> Stated goal
Keep to the lines from the line containing "Convert this chart to D3.js code." through the line containing "d3.scaleLinear().domain([0, 60]).range([plot.bottom, plot.top]);": copy them exactly and leave every picture out.

> Excerpted data
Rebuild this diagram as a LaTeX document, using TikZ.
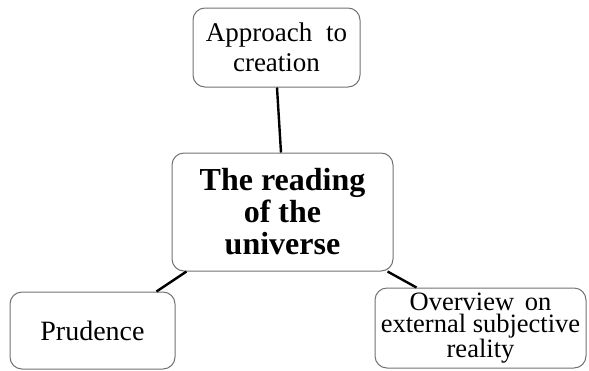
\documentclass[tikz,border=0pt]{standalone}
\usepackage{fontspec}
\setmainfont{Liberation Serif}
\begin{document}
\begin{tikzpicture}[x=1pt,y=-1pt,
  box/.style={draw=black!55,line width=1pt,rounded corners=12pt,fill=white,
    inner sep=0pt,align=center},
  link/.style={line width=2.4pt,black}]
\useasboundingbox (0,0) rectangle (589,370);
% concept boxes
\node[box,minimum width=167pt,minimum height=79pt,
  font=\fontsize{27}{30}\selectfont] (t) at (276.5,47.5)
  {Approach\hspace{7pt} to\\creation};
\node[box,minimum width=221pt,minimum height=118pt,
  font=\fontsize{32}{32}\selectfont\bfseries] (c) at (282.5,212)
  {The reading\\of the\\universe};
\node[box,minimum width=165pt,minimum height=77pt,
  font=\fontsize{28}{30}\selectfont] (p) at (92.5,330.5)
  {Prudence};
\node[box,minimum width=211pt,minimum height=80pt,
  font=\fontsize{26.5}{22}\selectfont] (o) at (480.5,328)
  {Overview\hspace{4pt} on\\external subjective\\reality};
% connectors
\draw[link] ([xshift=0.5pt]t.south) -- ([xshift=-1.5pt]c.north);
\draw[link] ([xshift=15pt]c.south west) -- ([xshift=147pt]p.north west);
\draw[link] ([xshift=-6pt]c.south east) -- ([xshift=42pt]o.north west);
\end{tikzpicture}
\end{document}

--

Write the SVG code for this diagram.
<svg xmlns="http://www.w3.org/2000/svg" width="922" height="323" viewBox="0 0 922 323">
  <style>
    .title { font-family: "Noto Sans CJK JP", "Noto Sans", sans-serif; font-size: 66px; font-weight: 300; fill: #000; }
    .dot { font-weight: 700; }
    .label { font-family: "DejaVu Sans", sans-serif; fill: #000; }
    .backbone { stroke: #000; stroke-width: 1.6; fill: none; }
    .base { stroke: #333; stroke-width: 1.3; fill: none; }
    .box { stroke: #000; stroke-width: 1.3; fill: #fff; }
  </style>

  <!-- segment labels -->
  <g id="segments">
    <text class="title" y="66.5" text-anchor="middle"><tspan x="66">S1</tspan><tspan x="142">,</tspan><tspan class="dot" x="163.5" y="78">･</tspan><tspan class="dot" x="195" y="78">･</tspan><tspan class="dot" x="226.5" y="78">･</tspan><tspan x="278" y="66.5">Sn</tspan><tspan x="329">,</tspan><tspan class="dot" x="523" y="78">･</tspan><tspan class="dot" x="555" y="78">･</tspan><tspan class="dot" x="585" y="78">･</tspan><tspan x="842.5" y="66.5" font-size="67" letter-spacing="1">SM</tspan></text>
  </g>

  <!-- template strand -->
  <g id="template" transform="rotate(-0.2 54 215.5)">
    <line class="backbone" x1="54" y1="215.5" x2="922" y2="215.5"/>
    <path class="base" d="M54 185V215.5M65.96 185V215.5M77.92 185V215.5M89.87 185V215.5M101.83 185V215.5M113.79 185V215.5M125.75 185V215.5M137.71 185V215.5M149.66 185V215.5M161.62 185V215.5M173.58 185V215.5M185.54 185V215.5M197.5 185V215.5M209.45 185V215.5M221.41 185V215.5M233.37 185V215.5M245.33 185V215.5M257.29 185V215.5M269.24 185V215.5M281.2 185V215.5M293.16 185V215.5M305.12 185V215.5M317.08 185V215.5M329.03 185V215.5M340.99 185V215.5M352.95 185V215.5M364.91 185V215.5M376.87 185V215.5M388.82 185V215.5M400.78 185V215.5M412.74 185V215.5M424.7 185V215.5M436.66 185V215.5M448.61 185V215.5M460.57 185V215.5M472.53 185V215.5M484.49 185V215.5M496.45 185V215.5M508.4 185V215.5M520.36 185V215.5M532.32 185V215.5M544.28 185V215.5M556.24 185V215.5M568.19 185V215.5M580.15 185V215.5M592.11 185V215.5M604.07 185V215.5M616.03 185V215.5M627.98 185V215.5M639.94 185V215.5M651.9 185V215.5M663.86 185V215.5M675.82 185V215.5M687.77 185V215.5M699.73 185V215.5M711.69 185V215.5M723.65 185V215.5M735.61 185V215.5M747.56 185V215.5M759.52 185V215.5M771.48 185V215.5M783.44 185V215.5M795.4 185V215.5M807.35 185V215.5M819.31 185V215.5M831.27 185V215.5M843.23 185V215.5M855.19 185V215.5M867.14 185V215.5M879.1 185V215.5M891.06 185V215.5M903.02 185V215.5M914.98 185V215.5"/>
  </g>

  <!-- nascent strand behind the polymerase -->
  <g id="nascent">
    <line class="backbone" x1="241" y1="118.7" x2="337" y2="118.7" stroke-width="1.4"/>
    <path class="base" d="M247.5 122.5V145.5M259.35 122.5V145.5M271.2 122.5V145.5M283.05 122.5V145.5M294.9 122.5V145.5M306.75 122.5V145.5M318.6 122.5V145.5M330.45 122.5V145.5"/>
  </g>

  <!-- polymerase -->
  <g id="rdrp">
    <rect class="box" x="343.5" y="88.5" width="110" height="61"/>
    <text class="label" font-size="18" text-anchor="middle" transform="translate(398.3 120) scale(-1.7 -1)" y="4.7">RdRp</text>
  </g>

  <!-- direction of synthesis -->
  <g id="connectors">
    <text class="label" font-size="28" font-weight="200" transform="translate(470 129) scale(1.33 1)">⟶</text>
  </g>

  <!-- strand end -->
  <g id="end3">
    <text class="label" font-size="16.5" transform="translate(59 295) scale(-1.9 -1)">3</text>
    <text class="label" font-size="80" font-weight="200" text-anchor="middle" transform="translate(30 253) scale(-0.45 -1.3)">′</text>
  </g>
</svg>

* * *

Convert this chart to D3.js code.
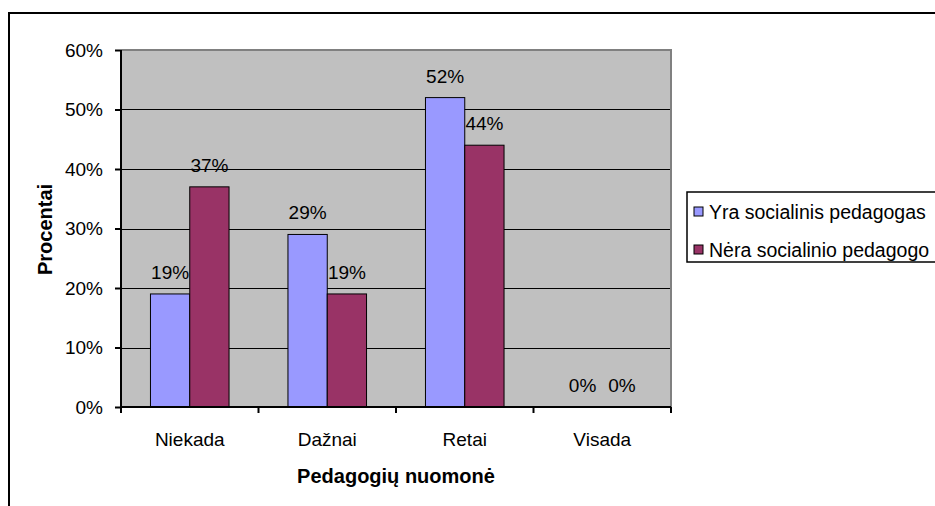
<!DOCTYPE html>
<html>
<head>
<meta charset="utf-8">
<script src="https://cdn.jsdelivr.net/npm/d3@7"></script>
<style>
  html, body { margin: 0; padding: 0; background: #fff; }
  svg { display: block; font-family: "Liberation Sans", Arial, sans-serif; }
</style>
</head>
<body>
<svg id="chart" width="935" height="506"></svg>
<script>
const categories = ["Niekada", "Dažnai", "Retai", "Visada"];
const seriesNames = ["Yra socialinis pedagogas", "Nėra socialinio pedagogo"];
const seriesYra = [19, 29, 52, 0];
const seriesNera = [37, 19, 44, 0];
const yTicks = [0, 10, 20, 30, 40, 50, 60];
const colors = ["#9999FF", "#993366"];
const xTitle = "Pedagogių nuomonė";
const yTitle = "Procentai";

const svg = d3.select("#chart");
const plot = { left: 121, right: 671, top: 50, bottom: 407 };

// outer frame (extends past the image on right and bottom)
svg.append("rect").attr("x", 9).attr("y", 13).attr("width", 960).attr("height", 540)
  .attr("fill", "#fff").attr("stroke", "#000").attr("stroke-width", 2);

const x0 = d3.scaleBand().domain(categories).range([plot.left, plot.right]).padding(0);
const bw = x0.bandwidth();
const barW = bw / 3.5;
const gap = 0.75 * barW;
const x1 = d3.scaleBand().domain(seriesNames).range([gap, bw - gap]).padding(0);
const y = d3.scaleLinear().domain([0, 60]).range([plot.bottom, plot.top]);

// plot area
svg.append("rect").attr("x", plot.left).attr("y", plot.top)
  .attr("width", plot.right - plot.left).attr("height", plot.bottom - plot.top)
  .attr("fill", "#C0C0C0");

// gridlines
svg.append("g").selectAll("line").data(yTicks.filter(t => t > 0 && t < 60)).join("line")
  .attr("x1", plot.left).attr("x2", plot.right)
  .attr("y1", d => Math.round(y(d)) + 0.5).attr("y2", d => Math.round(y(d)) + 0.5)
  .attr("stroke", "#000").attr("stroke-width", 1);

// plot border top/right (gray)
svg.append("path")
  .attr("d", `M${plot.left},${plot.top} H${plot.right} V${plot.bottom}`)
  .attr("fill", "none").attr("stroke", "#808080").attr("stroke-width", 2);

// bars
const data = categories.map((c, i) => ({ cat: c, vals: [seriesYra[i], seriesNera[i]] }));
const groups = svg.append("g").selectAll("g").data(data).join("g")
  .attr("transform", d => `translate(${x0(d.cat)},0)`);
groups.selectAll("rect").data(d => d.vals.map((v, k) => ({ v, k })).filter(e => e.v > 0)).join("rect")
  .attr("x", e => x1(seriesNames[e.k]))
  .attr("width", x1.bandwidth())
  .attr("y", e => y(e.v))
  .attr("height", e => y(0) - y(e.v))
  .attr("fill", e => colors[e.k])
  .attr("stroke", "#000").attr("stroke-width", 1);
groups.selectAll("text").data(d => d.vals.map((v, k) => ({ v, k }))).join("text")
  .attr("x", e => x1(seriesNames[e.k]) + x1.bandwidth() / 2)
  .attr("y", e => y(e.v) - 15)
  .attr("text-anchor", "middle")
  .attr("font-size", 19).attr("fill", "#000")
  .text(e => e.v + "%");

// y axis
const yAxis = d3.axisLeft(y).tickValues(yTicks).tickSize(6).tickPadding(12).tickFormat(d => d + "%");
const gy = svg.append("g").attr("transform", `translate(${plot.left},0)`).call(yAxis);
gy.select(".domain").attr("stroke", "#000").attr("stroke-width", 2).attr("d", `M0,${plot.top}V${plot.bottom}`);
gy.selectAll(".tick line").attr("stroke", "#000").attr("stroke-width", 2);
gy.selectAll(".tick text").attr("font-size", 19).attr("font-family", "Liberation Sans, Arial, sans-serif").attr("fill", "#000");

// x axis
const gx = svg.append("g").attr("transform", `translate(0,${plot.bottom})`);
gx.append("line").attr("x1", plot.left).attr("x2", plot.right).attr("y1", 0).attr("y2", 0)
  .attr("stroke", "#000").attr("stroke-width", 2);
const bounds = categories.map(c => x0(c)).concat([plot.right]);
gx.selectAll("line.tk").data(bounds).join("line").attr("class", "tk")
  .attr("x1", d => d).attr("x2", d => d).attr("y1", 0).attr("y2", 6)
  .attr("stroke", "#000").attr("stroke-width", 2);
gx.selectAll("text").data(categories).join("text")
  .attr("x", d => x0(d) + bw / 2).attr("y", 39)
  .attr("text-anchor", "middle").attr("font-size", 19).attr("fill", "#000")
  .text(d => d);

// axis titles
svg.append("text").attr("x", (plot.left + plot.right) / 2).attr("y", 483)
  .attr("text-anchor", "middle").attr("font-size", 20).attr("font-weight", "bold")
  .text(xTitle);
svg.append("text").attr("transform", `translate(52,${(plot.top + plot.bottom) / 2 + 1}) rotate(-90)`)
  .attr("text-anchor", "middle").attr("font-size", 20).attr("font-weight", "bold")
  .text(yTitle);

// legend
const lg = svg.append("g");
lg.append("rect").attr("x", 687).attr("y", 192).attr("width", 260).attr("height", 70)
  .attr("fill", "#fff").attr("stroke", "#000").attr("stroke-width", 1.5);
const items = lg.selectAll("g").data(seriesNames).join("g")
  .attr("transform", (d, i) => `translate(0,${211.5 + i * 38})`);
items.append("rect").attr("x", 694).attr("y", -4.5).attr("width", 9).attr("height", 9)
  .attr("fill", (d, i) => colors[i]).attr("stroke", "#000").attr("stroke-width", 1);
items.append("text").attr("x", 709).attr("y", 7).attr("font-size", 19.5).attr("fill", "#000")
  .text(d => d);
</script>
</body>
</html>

> Task result
Convert this chart to D3.js code.
<!DOCTYPE html>
<html>
<head>
<meta charset="utf-8">
<script src="https://cdn.jsdelivr.net/npm/d3@7"></script>
<style>
  html, body { margin: 0; padding: 0; background: #fff; }
  svg { display: block; font-family: "Liberation Sans", Arial, sans-serif; }
</style>
</head>
<body>
<svg id="chart" width="935" height="506"></svg>
<script>
const categories = ["Niekada", "Dažnai", "Retai", "Visada"];
const seriesNames = ["Yra socialinis pedagogas", "Nėra socialinio pedagogo"];
const seriesYra = [19, 29, 52, 0];
const seriesNera = [37, 19, 44, 0];
const yTicks = [0, 10, 20, 30, 40, 50, 60];
const colors = ["#9999FF", "#993366"];
const xTitle = "Pedagogių nuomonė";
const yTitle = "Procentai";

const svg = d3.select("#chart");
const plot = { left: 121, right: 671, top: 50, bottom: 407 };

// outer frame (extends past the image on right and bottom)
svg.append("rect").attr("x", 9).attr("y", 13).attr("width", 960).attr("height", 540)
  .attr("fill", "#fff").attr("stroke", "#000").attr("stroke-width", 2);

const x0 = d3.scaleBand().domain(categories).range([plot.left, plot.right]).padding(0);
const bw = x0.bandwidth();
const barW = bw / 3.5;
const gap = 0.75 * barW;
const x1 = d3.scaleBand().domain(seriesNames).range([gap, bw - gap]).padding(0);
const y = d3.scaleLinear().domain([0, 60]).range([plot.bottom, plot.top]);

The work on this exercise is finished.